• _Records excerpted from a collection_
## BEGIN

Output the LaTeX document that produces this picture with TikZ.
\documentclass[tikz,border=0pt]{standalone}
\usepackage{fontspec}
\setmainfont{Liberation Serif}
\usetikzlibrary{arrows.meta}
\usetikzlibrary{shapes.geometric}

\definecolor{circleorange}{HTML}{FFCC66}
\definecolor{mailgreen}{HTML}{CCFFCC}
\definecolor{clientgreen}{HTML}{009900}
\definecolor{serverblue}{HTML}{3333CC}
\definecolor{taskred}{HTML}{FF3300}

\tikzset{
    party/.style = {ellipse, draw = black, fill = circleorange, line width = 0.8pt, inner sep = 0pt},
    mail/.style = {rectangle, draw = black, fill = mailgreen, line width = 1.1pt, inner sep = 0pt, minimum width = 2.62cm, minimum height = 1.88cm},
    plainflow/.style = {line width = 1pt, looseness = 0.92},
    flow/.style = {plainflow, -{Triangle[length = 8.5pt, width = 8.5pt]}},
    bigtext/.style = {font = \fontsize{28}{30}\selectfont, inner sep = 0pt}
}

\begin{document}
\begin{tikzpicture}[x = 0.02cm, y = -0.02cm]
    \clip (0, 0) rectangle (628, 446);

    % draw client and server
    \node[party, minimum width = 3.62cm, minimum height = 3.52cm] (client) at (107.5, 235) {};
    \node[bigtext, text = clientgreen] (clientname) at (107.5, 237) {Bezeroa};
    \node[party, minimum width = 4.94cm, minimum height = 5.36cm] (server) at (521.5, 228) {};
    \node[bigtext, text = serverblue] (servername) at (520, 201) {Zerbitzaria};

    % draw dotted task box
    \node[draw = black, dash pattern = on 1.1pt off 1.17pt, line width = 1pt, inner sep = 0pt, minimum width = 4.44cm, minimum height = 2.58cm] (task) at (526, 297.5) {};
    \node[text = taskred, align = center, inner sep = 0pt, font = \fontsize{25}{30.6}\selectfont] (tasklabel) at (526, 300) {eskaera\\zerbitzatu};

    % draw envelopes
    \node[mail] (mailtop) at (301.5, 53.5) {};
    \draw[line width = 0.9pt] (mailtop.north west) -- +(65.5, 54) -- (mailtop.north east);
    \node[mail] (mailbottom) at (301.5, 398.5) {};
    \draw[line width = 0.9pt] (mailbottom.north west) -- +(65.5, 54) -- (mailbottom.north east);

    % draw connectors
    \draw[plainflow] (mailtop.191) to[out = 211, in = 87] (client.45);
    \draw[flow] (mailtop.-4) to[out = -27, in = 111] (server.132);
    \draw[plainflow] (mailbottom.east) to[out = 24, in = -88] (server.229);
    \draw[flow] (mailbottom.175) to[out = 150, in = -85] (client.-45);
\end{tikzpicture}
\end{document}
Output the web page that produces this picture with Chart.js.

## END

• _STATED PROBLEM_
Extract the full set of entries word for word.

• _THE SOLUTION_
Output the LaTeX document that produces this picture with TikZ.
\documentclass[tikz,border=0pt]{standalone}
\usepackage{fontspec}
\setmainfont{Liberation Serif}
\usetikzlibrary{arrows.meta}
\usetikzlibrary{shapes.geometric}

\definecolor{circleorange}{HTML}{FFCC66}
\definecolor{mailgreen}{HTML}{CCFFCC}
\definecolor{clientgreen}{HTML}{009900}
\definecolor{serverblue}{HTML}{3333CC}
\definecolor{taskred}{HTML}{FF3300}

\tikzset{
    party/.style = {ellipse, draw = black, fill = circleorange, line width = 0.8pt, inner sep = 0pt},
    mail/.style = {rectangle, draw = black, fill = mailgreen, line width = 1.1pt, inner sep = 0pt, minimum width = 2.62cm, minimum height = 1.88cm},
    plainflow/.style = {line width = 1pt, looseness = 0.92},
    flow/.style = {plainflow, -{Triangle[length = 8.5pt, width = 8.5pt]}},
    bigtext/.style = {font = \fontsize{28}{30}\selectfont, inner sep = 0pt}
}

\begin{document}
\begin{tikzpicture}[x = 0.02cm, y = -0.02cm]
    \clip (0, 0) rectangle (628, 446);

    % draw client and server
    \node[party, minimum width = 3.62cm, minimum height = 3.52cm] (client) at (107.5, 235) {};
    \node[bigtext, text = clientgreen] (clientname) at (107.5, 237) {Bezeroa};
    \node[party, minimum width = 4.94cm, minimum height = 5.36cm] (server) at (521.5, 228) {};
    \node[bigtext, text = serverblue] (servername) at (520, 201) {Zerbitzaria};

    % draw dotted task box
    \node[draw = black, dash pattern = on 1.1pt off 1.17pt, line width = 1pt, inner sep = 0pt, minimum width = 4.44cm, minimum height = 2.58cm] (task) at (526, 297.5) {};
    \node[text = taskred, align = center, inner sep = 0pt, font = \fontsize{25}{30.6}\selectfont] (tasklabel) at (526, 300) {eskaera\\zerbitzatu};

    % draw envelopes
    \node[mail] (mailtop) at (301.5, 53.5) {};
    \draw[line width = 0.9pt] (mailtop.north west) -- +(65.5, 54) -- (mailtop.north east);
    \node[mail] (mailbottom) at (301.5, 398.5) {};
    \draw[line width = 0.9pt] (mailbottom.north west) -- +(65.5, 54) -- (mailbottom.north east);

    % draw connectors
    \draw[plainflow] (mailtop.191) to[out = 211, in = 87] (client.45);
    \draw[flow] (mailtop.-4) to[out = -27, in = 111] (server.132);
    \draw[plainflow] (mailbottom.east) to[out = 24, in = -88] (server.229);
    \draw[flow] (mailbottom.175) to[out = 150, in = -85] (client.-45);
\end{tikzpicture}
\end{document}
Output the web page that produces this picture with Chart.js.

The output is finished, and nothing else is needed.